>> BEGIN

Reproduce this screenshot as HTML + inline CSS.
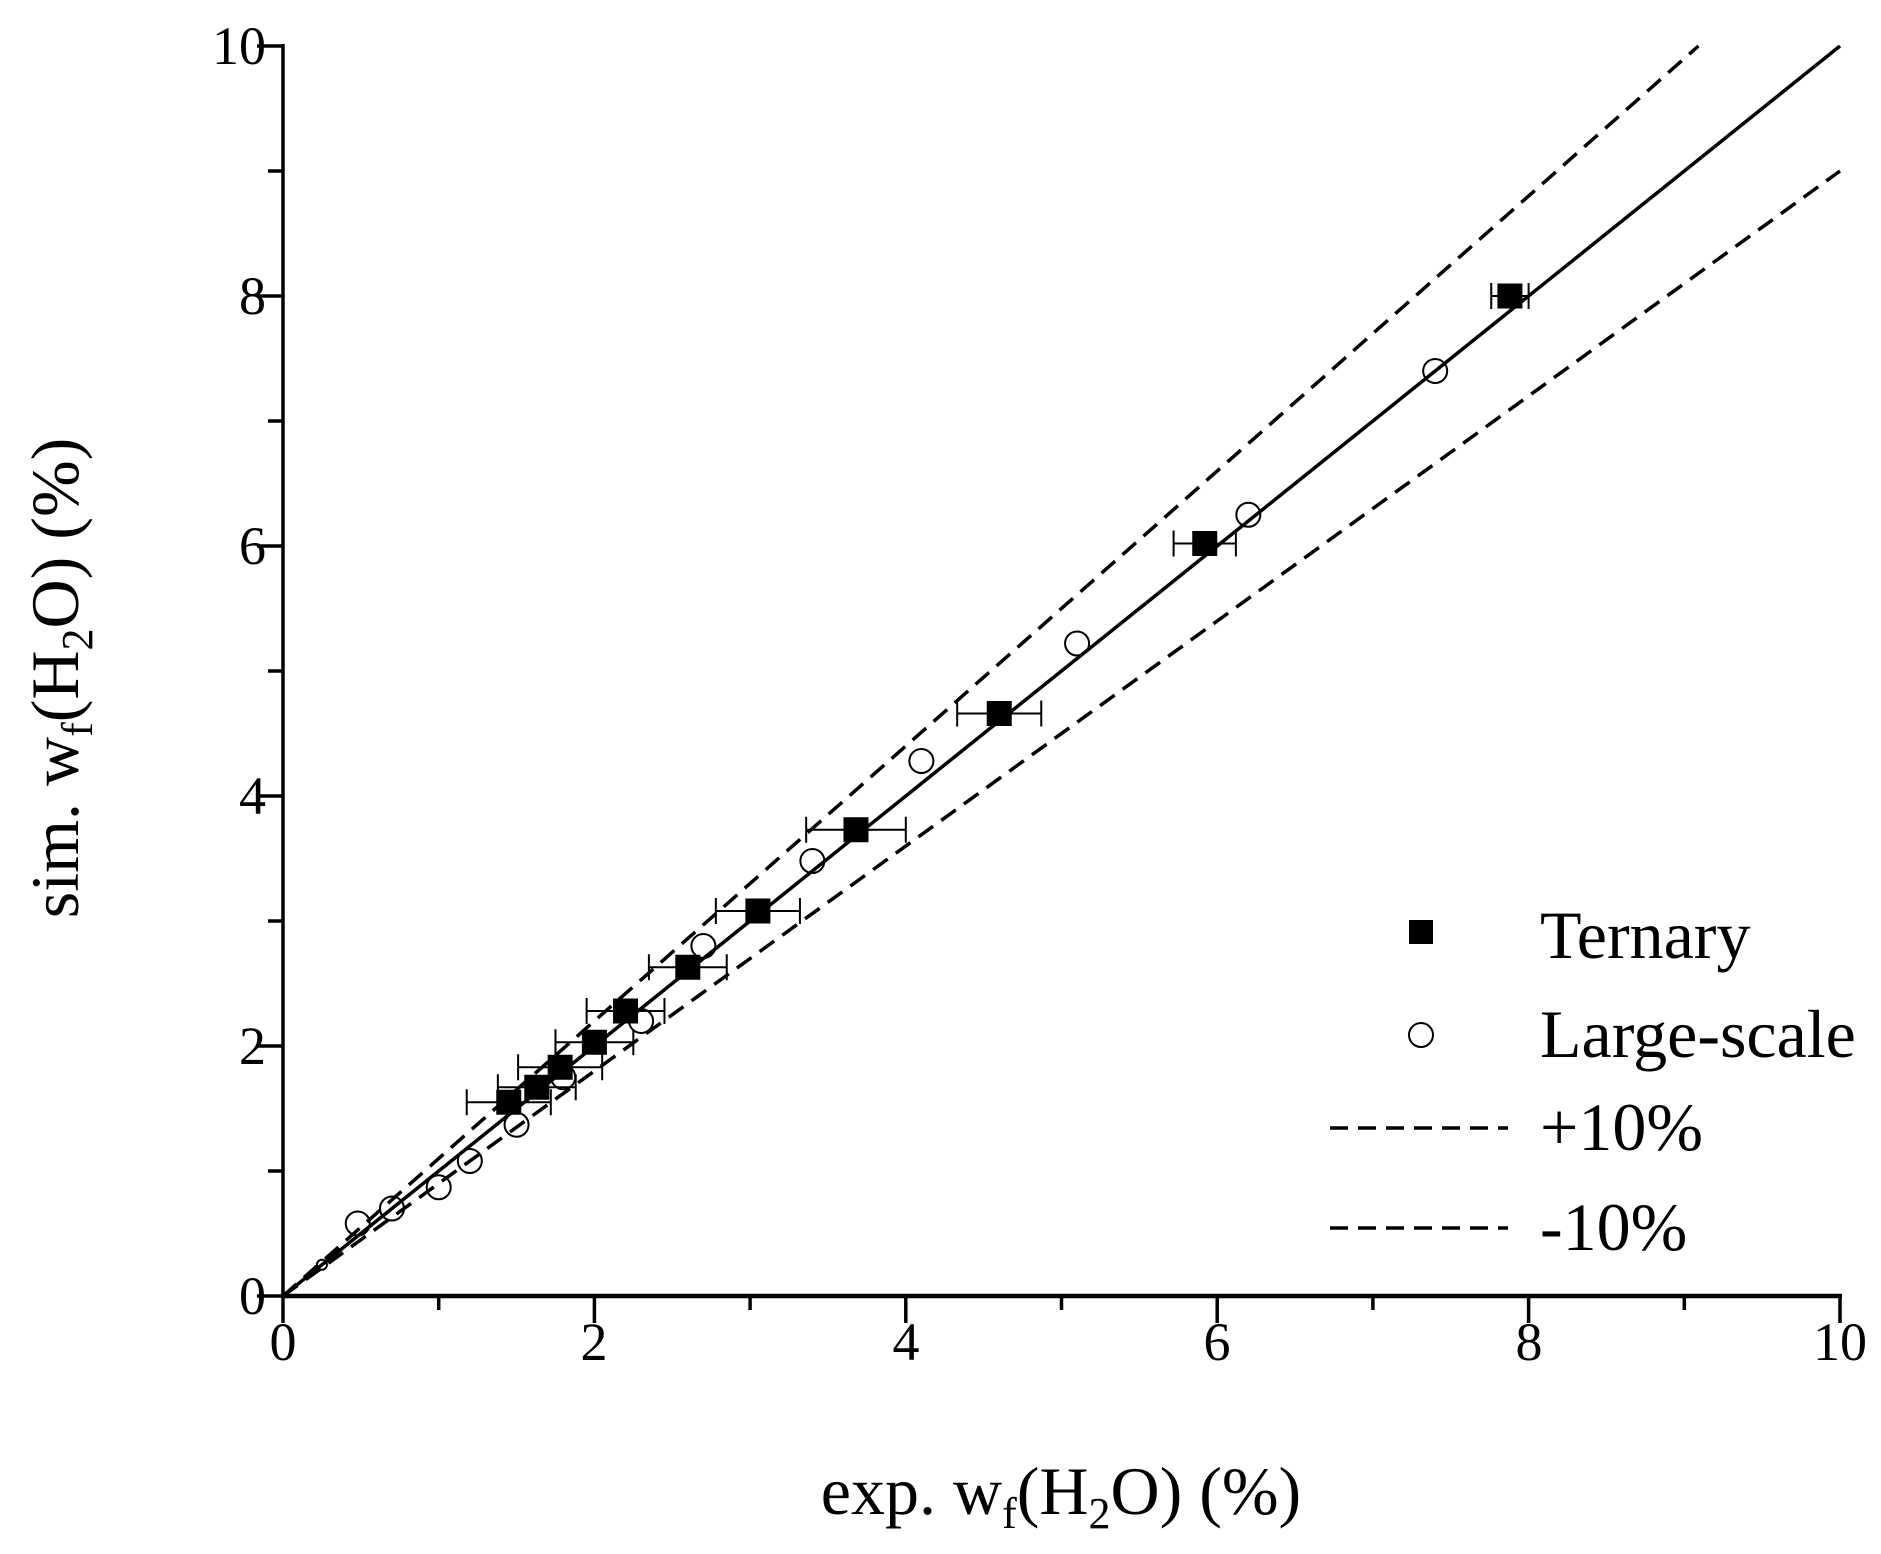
<!DOCTYPE html>
<html><head><meta charset="utf-8"><style>
html,body{margin:0;padding:0;background:#fff;}
svg{display:block;font-family:"Liberation Serif",serif;}
</style></head><body>
<svg id="s" width="1881" height="1554" viewBox="0 0 1881 1554" xmlns="http://www.w3.org/2000/svg">
<g id="plot"></g>
<g font-size="54" fill="#000">
<text x="266" y="64" text-anchor="end">10</text>
<text x="266" y="314" text-anchor="end">8</text>
<text x="266" y="564" text-anchor="end">6</text>
<text x="266" y="814" text-anchor="end">4</text>
<text x="266" y="1064" text-anchor="end">2</text>
<text x="266" y="1314" text-anchor="end">0</text>
<text x="283" y="1360" text-anchor="middle">0</text>
<text x="594" y="1360" text-anchor="middle">2</text>
<text x="906" y="1360" text-anchor="middle">4</text>
<text x="1217" y="1360" text-anchor="middle">6</text>
<text x="1529" y="1360" text-anchor="middle">8</text>
<text x="1840" y="1360" text-anchor="middle">10</text>
</g>
<g font-size="68" fill="#000">
<text x="1540" y="958">Ternary</text>
<text x="1540" y="1057">Large-scale</text>
<text x="1540" y="1150">+10%</text>
<text x="1540" y="1250">-10%</text>
</g>
<g font-size="68" fill="#000">
<text x="1061" y="1514" text-anchor="middle">exp. w<tspan font-size="44" dy="14">f</tspan><tspan dy="-14">(H</tspan><tspan font-size="44" dy="14">2</tspan><tspan dy="-14">O) (%)</tspan></text>
<text transform="translate(78,678) rotate(-90)" text-anchor="middle">sim. w<tspan font-size="44" dy="14">f</tspan><tspan dy="-14">(H</tspan><tspan font-size="44" dy="14">2</tspan><tspan dy="-14">O) (%)</tspan></text>
</g>
</svg>
<script>
var X=v=>283+155.7*v, Y=v=>1296-125*v;
var g=document.getElementById('plot'),h='';
h+='<line x1="283" y1="44" x2="283" y2="1298" stroke="#000" stroke-width="3.5"/>';
h+='<line x1="281" y1="1296" x2="1842" y2="1296" stroke="#000" stroke-width="4.5"/>';
for(var i=0;i<=10;i++){var v=i,maj=i%2==0;
 h+='<line x1="'+(283-(maj?26:15))+'" x2="283" y1="'+Y(v)+'" y2="'+Y(v)+'" stroke="#000" stroke-width="3.5"/>';
 h+='<line y1="1296" y2="'+(1296+(maj?27:14))+'" x1="'+X(v)+'" x2="'+X(v)+'" stroke="#000" stroke-width="3.5"/>';}
h+='<line x1="'+X(0)+'" y1="'+Y(0)+'" x2="'+X(10)+'" y2="'+Y(10)+'" stroke="#000" stroke-width="3.5"/>';
h+='<line x1="'+X(0)+'" y1="'+Y(0)+'" x2="'+X(10/1.1)+'" y2="'+Y(10)+'" stroke="#000" stroke-width="3.5" stroke-dasharray="18,10"/>';
h+='<line x1="'+X(0)+'" y1="'+Y(0)+'" x2="'+X(10)+'" y2="'+Y(9)+'" stroke="#000" stroke-width="3.5" stroke-dasharray="18,10"/>';
[[0.25,0.25],[0.48,0.58],[0.7,0.7],[1.0,0.87],[1.2,1.08],[1.5,1.37],[1.8,1.75],[2.3,2.2],[2.7,2.8],[3.4,3.48],[4.1,4.28],[5.1,5.22],[6.2,6.25],[7.4,7.4]].forEach(function(p){
 var r=p[0]<0.3?5:12;
 h+='<circle cx="'+X(p[0])+'" cy="'+Y(p[1])+'" r="'+r+'" fill="none" stroke="#000" stroke-width="2"/>';});
[[1.45,1.55,0.27],[1.63,1.67,0.25],[1.78,1.83,0.27],[2.0,2.03,0.25],[2.2,2.28,0.25],[2.6,2.63,0.25],[3.05,3.08,0.27],[3.68,3.73,0.32],[4.6,4.66,0.27],[5.92,6.02,0.2],[7.88,8.0,0.12]].forEach(function(p){
 var x=X(p[0]),y=Y(p[1]),a=X(p[0]-p[2]),b=X(p[0]+p[2]);
 h+='<line x1="'+a+'" x2="'+b+'" y1="'+y+'" y2="'+y+'" stroke="#000" stroke-width="2"/>';
 h+='<line x1="'+a+'" x2="'+a+'" y1="'+(y-13)+'" y2="'+(y+13)+'" stroke="#000" stroke-width="2"/>';
 h+='<line x1="'+b+'" x2="'+b+'" y1="'+(y-13)+'" y2="'+(y+13)+'" stroke="#000" stroke-width="2"/>';
 h+='<rect x="'+(x-12.5)+'" y="'+(y-12.5)+'" width="25" height="25" fill="#000"/>';});
h+='<rect x="1409" y="920" width="24" height="24" fill="#000"/>';
h+='<circle cx="1421" cy="1035" r="12" fill="none" stroke="#000" stroke-width="2"/>';
h+='<line x1="1330" x2="1508" y1="1128" y2="1128" stroke="#000" stroke-width="3.5" stroke-dasharray="18,10"/>';
h+='<line x1="1330" x2="1508" y1="1228" y2="1228" stroke="#000" stroke-width="3.5" stroke-dasharray="18,10"/>';
g.innerHTML=h;
</script>
</body></html>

>> END

**What to do**
Repeat the material above verbatim. Leave the pictures behind.

**Complete output**
Reproduce this screenshot as HTML + inline CSS.
<!DOCTYPE html>
<html><head><meta charset="utf-8"><style>
html,body{margin:0;padding:0;background:#fff;}
svg{display:block;font-family:"Liberation Serif",serif;}
</style></head><body>
<svg id="s" width="1881" height="1554" viewBox="0 0 1881 1554" xmlns="http://www.w3.org/2000/svg">
<g id="plot"></g>
<g font-size="54" fill="#000">
<text x="266" y="64" text-anchor="end">10</text>
<text x="266" y="314" text-anchor="end">8</text>
<text x="266" y="564" text-anchor="end">6</text>
<text x="266" y="814" text-anchor="end">4</text>
<text x="266" y="1064" text-anchor="end">2</text>
<text x="266" y="1314" text-anchor="end">0</text>
<text x="283" y="1360" text-anchor="middle">0</text>
<text x="594" y="1360" text-anchor="middle">2</text>
<text x="906" y="1360" text-anchor="middle">4</text>
<text x="1217" y="1360" text-anchor="middle">6</text>
<text x="1529" y="1360" text-anchor="middle">8</text>
<text x="1840" y="1360" text-anchor="middle">10</text>
</g>
<g font-size="68" fill="#000">
<text x="1540" y="958">Ternary</text>
<text x="1540" y="1057">Large-scale</text>
<text x="1540" y="1150">+10%</text>
<text x="1540" y="1250">-10%</text>
</g>
<g font-size="68" fill="#000">
<text x="1061" y="1514" text-anchor="middle">exp. w<tspan font-size="44" dy="14">f</tspan><tspan dy="-14">(H</tspan><tspan font-size="44" dy="14">2</tspan><tspan dy="-14">O) (%)</tspan></text>
<text transform="translate(78,678) rotate(-90)" text-anchor="middle">sim. w<tspan font-size="44" dy="14">f</tspan><tspan dy="-14">(H</tspan><tspan font-size="44" dy="14">2</tspan><tspan dy="-14">O) (%)</tspan></text>
</g>
</svg>
<script>
var X=v=>283+155.7*v, Y=v=>1296-125*v;
var g=document.getElementById('plot'),h='';
h+='<line x1="283" y1="44" x2="283" y2="1298" stroke="#000" stroke-width="3.5"/>';
h+='<line x1="281" y1="1296" x2="1842" y2="1296" stroke="#000" stroke-width="4.5"/>';
for(var i=0;i<=10;i++){var v=i,maj=i%2==0;
 h+='<line x1="'+(283-(maj?26:15))+'" x2="283" y1="'+Y(v)+'" y2="'+Y(v)+'" stroke="#000" stroke-width="3.5"/>';
 h+='<line y1="1296" y2="'+(1296+(maj?27:14))+'" x1="'+X(v)+'" x2="'+X(v)+'" stroke="#000" stroke-width="3.5"/>';}
h+='<line x1="'+X(0)+'" y1="'+Y(0)+'" x2="'+X(10)+'" y2="'+Y(10)+'" stroke="#000" stroke-width="3.5"/>';
h+='<line x1="'+X(0)+'" y1="'+Y(0)+'" x2="'+X(10/1.1)+'" y2="'+Y(10)+'" stroke="#000" stroke-width="3.5" stroke-dasharray="18,10"/>';
h+='<line x1="'+X(0)+'" y1="'+Y(0)+'" x2="'+X(10)+'" y2="'+Y(9)+'" stroke="#000" stroke-width="3.5" stroke-dasharray="18,10"/>';
[[0.25,0.25],[0.48,0.58],[0.7,0.7],[1.0,0.87],[1.2,1.08],[1.5,1.37],[1.8,1.75],[2.3,2.2],[2.7,2.8],[3.4,3.48],[4.1,4.28],[5.1,5.22],[6.2,6.25],[7.4,7.4]].forEach(function(p){
 var r=p[0]<0.3?5:12;
 h+='<circle cx="'+X(p[0])+'" cy="'+Y(p[1])+'" r="'+r+'" fill="none" stroke="#000" stroke-width="2"/>';});
[[1.45,1.55,0.27],[1.63,1.67,0.25],[1.78,1.83,0.27],[2.0,2.03,0.25],[2.2,2.28,0.25],[2.6,2.63,0.25],[3.05,3.08,0.27],[3.68,3.73,0.32],[4.6,4.66,0.27],[5.92,6.02,0.2],[7.88,8.0,0.12]].forEach(function(p){
 var x=X(p[0]),y=Y(p[1]),a=X(p[0]-p[2]),b=X(p[0]+p[2]);
 h+='<line x1="'+a+'" x2="'+b+'" y1="'+y+'" y2="'+y+'" stroke="#000" stroke-width="2"/>';
 h+='<line x1="'+a+'" x2="'+a+'" y1="'+(y-13)+'" y2="'+(y+13)+'" stroke="#000" stroke-width="2"/>';
 h+='<line x1="'+b+'" x2="'+b+'" y1="'+(y-13)+'" y2="'+(y+13)+'" stroke="#000" stroke-width="2"/>';
 h+='<rect x="'+(x-12.5)+'" y="'+(y-12.5)+'" width="25" height="25" fill="#000"/>';});
h+='<rect x="1409" y="920" width="24" height="24" fill="#000"/>';
h+='<circle cx="1421" cy="1035" r="12" fill="none" stroke="#000" stroke-width="2"/>';
h+='<line x1="1330" x2="1508" y1="1128" y2="1128" stroke="#000" stroke-width="3.5" stroke-dasharray="18,10"/>';
h+='<line x1="1330" x2="1508" y1="1228" y2="1228" stroke="#000" stroke-width="3.5" stroke-dasharray="18,10"/>';
g.innerHTML=h;
</script>
</body></html>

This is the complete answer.